- **PROBLEM DESCRIPTION**: Below are entries. Copy exactly the lines running from the line that holds "Rebuild this chart" to the line that holds "4.17, 4.56, 4.9]", with both ends included.

- **INFORMATION SHOWN**:
— START —
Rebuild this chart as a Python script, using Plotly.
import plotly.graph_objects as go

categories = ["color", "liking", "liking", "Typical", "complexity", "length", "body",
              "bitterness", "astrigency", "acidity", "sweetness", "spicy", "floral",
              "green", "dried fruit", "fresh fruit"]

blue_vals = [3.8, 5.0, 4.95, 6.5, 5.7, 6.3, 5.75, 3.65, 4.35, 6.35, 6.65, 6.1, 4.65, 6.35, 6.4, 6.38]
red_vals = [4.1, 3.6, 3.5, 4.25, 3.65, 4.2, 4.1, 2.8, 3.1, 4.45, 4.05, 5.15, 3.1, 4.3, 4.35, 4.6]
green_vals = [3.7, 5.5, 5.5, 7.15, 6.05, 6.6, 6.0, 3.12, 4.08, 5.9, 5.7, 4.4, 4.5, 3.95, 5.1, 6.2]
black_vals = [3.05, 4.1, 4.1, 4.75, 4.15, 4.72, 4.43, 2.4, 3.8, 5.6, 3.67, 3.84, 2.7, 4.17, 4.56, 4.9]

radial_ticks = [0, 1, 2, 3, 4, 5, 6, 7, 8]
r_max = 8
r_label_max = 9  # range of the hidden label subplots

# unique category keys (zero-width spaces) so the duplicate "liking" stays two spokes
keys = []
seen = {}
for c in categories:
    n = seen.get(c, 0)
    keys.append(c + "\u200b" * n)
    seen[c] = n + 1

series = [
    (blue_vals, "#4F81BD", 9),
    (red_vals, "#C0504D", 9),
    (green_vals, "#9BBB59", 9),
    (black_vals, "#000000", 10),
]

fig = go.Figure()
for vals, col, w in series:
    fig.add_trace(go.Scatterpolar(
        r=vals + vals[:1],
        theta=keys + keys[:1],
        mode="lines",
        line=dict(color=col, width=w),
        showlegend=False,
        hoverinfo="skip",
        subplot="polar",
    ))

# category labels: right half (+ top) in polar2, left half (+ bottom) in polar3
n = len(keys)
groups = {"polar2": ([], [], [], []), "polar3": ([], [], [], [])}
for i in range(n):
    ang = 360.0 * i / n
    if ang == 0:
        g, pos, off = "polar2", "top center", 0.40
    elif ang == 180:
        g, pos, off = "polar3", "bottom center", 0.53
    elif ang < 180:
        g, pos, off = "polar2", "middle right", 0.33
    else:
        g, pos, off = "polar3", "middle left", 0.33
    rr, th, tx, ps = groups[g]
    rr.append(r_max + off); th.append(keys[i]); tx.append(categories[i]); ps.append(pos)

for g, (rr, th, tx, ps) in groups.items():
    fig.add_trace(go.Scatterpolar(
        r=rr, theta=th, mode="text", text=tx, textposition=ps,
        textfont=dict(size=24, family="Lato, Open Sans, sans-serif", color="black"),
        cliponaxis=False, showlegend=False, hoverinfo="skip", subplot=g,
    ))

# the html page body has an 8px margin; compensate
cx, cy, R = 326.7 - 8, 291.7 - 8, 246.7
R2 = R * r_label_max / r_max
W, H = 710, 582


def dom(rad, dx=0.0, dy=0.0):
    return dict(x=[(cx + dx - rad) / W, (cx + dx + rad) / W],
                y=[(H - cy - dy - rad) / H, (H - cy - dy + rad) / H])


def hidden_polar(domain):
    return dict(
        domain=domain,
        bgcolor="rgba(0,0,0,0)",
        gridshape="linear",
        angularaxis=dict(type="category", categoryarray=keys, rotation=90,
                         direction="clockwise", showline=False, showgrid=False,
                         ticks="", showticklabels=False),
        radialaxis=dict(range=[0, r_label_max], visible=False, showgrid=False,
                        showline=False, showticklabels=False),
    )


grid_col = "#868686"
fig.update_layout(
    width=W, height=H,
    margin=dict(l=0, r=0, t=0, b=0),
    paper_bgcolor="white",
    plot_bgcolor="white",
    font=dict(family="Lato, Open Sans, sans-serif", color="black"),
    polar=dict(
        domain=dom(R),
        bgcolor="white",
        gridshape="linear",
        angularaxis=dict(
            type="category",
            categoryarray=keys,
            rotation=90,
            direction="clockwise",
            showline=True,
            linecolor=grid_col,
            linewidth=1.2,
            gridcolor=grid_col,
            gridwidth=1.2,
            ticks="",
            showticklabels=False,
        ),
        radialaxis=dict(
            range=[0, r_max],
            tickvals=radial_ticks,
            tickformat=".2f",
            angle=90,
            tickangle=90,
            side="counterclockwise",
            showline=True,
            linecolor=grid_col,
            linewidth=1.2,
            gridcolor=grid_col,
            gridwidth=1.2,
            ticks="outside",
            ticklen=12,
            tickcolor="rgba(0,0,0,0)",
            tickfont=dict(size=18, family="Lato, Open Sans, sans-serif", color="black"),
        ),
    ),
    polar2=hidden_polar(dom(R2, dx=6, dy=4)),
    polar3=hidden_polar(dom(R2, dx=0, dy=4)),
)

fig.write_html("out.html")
— END —
— START —
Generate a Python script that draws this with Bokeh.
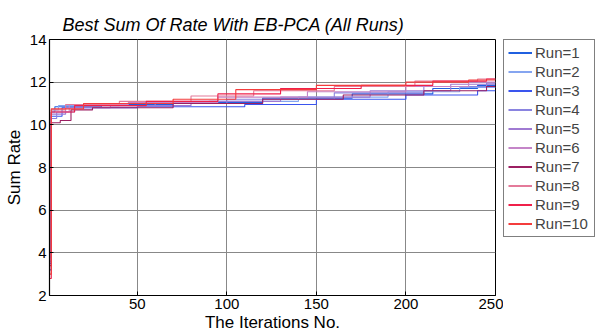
— END —
- **TASK ANSWER**:
Rebuild this chart as a Python script, using Plotly.
import plotly.graph_objects as go

categories = ["color", "liking", "liking", "Typical", "complexity", "length", "body",
              "bitterness", "astrigency", "acidity", "sweetness", "spicy", "floral",
              "green", "dried fruit", "fresh fruit"]

blue_vals = [3.8, 5.0, 4.95, 6.5, 5.7, 6.3, 5.75, 3.65, 4.35, 6.35, 6.65, 6.1, 4.65, 6.35, 6.4, 6.38]
red_vals = [4.1, 3.6, 3.5, 4.25, 3.65, 4.2, 4.1, 2.8, 3.1, 4.45, 4.05, 5.15, 3.1, 4.3, 4.35, 4.6]
green_vals = [3.7, 5.5, 5.5, 7.15, 6.05, 6.6, 6.0, 3.12, 4.08, 5.9, 5.7, 4.4, 4.5, 3.95, 5.1, 6.2]
black_vals = [3.05, 4.1, 4.1, 4.75, 4.15, 4.72, 4.43, 2.4, 3.8, 5.6, 3.67, 3.84, 2.7, 4.17, 4.56, 4.9]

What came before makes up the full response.